[What you need to do]:
Each line from the start of the records through the line containing "const plotBottom = 906" is to be transcribed exactly, and no other line is to be included.

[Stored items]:
%%

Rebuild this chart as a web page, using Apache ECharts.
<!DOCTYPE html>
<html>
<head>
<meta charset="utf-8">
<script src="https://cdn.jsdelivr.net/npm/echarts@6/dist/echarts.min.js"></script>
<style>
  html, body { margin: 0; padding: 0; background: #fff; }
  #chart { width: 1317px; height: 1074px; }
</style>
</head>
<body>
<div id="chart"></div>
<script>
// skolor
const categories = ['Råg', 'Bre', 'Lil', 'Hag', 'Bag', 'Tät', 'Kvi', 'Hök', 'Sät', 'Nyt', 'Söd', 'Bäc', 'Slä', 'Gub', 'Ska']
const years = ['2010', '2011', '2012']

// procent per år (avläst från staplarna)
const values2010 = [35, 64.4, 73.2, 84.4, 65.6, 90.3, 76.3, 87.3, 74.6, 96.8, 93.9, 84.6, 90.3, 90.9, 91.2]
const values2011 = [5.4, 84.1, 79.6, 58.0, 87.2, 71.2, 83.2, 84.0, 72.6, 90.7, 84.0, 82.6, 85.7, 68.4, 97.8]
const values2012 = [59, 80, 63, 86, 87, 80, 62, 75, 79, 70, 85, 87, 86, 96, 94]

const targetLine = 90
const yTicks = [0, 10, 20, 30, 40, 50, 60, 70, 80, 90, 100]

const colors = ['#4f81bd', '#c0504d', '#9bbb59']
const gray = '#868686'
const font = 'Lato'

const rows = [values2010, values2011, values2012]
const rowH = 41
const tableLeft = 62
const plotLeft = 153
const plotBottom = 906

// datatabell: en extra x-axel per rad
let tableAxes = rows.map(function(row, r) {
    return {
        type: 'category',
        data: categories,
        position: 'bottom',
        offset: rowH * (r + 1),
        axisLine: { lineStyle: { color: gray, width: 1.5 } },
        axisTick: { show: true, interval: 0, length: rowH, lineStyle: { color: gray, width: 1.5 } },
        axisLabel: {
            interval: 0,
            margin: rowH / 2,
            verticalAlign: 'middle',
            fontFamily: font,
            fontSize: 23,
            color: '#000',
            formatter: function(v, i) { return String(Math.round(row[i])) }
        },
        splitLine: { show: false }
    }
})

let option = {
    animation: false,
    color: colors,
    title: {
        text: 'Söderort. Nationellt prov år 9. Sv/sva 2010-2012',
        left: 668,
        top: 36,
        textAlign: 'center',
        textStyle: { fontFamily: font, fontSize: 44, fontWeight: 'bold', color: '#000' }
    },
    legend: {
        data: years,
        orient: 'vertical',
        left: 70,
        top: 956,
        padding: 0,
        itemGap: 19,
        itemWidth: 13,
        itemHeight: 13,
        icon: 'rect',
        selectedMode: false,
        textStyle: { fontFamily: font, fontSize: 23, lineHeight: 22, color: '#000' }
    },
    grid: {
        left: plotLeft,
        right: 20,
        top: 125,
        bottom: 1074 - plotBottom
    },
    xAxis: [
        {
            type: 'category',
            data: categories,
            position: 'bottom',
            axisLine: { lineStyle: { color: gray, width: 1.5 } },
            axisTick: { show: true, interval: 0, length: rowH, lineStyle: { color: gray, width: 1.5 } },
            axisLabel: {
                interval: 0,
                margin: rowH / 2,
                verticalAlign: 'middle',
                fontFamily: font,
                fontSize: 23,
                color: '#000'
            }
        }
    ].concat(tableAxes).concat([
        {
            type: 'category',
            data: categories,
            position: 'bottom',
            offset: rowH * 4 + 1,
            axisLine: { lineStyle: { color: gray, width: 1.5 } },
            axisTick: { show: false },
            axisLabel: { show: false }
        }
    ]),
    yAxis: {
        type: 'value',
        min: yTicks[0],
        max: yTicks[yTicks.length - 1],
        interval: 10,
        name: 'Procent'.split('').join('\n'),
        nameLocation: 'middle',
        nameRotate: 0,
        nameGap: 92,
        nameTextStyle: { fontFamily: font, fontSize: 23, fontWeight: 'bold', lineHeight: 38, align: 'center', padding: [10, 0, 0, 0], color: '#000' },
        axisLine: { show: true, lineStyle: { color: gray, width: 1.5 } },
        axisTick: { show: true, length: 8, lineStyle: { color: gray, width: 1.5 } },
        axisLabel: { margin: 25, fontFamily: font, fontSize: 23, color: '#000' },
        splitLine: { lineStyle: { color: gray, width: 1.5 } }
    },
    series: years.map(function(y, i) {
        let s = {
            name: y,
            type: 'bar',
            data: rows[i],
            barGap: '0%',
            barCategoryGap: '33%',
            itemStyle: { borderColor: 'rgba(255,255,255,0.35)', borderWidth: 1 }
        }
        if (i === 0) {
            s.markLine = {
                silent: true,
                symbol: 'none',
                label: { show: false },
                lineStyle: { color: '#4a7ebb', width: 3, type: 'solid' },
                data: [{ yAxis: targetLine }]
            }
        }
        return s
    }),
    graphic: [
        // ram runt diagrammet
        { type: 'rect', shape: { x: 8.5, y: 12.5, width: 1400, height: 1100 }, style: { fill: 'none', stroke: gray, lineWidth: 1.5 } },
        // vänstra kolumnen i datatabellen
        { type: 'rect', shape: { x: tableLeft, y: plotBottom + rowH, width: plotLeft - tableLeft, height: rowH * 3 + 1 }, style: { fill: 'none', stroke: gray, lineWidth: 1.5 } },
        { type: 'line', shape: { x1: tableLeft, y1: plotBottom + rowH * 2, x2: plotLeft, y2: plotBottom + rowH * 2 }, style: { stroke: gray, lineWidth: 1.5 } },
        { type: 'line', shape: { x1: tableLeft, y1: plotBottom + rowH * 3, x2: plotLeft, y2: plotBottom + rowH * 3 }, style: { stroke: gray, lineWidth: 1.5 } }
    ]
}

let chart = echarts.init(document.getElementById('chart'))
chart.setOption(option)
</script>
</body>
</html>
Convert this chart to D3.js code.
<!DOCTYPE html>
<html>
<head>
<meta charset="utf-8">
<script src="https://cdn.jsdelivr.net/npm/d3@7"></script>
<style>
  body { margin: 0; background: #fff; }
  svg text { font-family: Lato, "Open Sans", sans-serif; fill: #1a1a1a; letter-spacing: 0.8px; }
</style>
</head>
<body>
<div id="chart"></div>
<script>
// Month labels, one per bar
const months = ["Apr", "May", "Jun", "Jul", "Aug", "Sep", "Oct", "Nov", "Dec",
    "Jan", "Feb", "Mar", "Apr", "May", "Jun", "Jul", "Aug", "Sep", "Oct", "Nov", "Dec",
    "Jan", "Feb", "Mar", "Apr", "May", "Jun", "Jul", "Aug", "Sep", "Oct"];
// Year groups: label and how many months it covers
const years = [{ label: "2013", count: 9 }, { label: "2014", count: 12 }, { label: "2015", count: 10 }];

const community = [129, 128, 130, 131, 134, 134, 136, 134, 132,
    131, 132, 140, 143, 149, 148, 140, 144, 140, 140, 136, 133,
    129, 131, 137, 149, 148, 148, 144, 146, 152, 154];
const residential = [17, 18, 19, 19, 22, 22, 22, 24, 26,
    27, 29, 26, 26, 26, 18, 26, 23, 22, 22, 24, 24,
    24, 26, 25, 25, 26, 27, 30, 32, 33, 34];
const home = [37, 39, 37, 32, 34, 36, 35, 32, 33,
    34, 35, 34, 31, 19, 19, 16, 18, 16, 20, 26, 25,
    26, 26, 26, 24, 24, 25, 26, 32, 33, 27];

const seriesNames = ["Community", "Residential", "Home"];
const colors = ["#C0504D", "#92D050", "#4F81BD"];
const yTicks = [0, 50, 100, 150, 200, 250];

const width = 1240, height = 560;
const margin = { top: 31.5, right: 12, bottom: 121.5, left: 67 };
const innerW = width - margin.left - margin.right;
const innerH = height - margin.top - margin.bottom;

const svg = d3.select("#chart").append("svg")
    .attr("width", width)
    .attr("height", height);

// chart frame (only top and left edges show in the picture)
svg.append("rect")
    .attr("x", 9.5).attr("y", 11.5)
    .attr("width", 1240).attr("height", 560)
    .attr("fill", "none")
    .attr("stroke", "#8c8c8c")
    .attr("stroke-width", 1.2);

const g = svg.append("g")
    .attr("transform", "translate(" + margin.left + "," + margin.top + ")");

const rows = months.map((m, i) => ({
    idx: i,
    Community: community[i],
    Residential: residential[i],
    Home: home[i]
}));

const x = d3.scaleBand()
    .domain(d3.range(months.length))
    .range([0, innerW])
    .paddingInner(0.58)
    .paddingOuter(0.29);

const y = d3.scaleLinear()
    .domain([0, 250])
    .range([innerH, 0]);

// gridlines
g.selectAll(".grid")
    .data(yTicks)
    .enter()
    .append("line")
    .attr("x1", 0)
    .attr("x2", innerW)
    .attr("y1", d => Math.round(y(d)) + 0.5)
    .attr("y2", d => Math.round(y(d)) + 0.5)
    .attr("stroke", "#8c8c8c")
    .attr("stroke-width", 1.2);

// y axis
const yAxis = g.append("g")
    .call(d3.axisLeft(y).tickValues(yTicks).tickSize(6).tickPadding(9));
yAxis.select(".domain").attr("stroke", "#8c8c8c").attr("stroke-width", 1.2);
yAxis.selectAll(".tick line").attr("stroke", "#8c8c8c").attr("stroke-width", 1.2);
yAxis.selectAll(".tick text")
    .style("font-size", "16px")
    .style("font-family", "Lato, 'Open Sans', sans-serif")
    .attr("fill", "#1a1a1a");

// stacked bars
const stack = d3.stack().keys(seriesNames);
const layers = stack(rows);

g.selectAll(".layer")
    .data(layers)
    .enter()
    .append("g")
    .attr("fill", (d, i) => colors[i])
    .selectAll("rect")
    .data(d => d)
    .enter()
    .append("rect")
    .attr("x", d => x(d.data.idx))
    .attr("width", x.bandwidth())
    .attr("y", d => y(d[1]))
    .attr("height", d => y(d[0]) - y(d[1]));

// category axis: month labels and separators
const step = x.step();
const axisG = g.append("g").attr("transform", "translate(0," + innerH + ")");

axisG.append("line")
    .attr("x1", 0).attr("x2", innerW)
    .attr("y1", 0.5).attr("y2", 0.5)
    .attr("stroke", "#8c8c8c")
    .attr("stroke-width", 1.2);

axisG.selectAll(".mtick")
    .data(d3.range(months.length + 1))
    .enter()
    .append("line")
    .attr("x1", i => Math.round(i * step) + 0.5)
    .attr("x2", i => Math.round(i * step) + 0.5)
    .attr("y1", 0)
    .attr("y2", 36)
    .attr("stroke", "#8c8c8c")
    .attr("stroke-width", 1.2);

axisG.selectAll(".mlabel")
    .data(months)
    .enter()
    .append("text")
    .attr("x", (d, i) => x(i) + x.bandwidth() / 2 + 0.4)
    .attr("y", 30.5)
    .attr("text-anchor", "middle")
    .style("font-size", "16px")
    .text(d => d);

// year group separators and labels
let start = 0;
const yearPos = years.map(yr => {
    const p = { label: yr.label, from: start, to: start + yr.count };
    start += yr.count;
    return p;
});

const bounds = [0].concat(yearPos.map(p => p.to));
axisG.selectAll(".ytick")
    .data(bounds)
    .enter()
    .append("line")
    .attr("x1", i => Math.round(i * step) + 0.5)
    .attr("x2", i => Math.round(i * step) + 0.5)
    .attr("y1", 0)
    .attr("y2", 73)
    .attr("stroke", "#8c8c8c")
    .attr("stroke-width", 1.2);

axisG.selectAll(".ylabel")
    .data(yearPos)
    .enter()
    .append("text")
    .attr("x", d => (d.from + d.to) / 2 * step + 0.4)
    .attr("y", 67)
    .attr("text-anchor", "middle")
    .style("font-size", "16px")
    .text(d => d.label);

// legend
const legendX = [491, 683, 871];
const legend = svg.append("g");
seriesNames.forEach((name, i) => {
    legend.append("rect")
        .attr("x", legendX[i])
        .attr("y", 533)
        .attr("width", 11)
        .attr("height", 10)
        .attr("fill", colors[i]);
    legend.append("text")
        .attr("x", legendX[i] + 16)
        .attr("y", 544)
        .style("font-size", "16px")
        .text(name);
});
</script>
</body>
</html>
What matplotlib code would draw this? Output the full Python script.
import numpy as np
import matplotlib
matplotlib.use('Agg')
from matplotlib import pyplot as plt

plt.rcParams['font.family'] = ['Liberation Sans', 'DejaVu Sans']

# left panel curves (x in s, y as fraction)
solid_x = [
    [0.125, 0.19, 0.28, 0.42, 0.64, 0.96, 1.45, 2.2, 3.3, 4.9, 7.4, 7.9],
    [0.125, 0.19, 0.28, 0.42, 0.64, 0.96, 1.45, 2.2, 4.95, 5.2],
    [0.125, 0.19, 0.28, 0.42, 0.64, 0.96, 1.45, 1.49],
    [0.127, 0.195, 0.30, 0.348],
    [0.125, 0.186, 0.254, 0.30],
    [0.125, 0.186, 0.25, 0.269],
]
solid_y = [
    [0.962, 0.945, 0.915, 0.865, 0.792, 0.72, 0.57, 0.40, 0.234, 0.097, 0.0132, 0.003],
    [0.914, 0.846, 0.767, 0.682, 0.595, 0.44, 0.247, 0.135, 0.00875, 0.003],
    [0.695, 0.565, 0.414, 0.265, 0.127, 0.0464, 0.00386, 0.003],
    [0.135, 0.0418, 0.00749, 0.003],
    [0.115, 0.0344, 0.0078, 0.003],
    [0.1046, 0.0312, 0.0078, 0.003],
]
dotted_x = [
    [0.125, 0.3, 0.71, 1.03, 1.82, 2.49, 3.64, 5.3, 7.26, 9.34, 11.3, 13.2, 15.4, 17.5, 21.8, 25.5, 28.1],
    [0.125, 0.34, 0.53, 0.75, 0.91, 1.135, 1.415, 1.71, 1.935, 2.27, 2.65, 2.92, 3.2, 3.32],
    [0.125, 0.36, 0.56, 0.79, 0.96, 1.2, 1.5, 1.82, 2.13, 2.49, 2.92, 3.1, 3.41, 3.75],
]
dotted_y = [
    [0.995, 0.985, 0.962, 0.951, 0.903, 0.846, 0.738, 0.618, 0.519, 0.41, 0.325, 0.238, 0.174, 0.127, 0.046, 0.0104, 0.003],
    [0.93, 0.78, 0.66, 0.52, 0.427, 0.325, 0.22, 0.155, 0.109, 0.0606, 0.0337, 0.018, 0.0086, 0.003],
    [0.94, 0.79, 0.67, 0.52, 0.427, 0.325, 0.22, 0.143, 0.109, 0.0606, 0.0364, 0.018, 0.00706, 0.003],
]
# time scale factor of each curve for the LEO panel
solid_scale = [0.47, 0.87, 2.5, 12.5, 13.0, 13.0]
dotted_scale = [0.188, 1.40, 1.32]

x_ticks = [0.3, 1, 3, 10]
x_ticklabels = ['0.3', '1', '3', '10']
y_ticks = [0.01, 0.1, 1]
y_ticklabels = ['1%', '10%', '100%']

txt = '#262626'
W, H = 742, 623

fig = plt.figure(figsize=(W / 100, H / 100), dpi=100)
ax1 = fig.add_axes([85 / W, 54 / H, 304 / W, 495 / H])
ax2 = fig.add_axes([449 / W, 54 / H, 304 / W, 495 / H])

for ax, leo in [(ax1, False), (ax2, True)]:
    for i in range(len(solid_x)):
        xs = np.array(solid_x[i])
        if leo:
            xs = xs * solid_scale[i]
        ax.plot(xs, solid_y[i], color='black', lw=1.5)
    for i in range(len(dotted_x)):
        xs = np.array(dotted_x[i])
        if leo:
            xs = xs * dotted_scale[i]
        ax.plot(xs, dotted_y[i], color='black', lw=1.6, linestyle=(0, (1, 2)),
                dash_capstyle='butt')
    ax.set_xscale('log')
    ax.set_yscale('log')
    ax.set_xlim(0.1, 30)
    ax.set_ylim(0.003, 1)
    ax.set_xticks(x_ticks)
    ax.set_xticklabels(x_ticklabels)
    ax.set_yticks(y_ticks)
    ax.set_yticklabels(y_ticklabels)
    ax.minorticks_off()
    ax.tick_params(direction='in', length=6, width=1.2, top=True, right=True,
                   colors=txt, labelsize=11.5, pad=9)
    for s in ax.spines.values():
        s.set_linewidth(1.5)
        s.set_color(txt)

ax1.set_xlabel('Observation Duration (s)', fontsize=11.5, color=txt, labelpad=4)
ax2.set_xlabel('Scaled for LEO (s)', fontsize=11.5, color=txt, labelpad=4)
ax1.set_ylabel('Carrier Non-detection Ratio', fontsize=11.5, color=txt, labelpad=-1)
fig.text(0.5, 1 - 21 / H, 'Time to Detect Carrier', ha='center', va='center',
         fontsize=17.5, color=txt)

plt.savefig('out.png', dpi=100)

%%

[Response to the task]:
Rebuild this chart as a web page, using Apache ECharts.
<!DOCTYPE html>
<html>
<head>
<meta charset="utf-8">
<script src="https://cdn.jsdelivr.net/npm/echarts@6/dist/echarts.min.js"></script>
<style>
  html, body { margin: 0; padding: 0; background: #fff; }
  #chart { width: 1317px; height: 1074px; }
</style>
</head>
<body>
<div id="chart"></div>
<script>
// skolor
const categories = ['Råg', 'Bre', 'Lil', 'Hag', 'Bag', 'Tät', 'Kvi', 'Hök', 'Sät', 'Nyt', 'Söd', 'Bäc', 'Slä', 'Gub', 'Ska']
const years = ['2010', '2011', '2012']

// procent per år (avläst från staplarna)
const values2010 = [35, 64.4, 73.2, 84.4, 65.6, 90.3, 76.3, 87.3, 74.6, 96.8, 93.9, 84.6, 90.3, 90.9, 91.2]
const values2011 = [5.4, 84.1, 79.6, 58.0, 87.2, 71.2, 83.2, 84.0, 72.6, 90.7, 84.0, 82.6, 85.7, 68.4, 97.8]
const values2012 = [59, 80, 63, 86, 87, 80, 62, 75, 79, 70, 85, 87, 86, 96, 94]

const targetLine = 90
const yTicks = [0, 10, 20, 30, 40, 50, 60, 70, 80, 90, 100]

const colors = ['#4f81bd', '#c0504d', '#9bbb59']
const gray = '#868686'
const font = 'Lato'

const rows = [values2010, values2011, values2012]
const rowH = 41
const tableLeft = 62
const plotLeft = 153
const plotBottom = 906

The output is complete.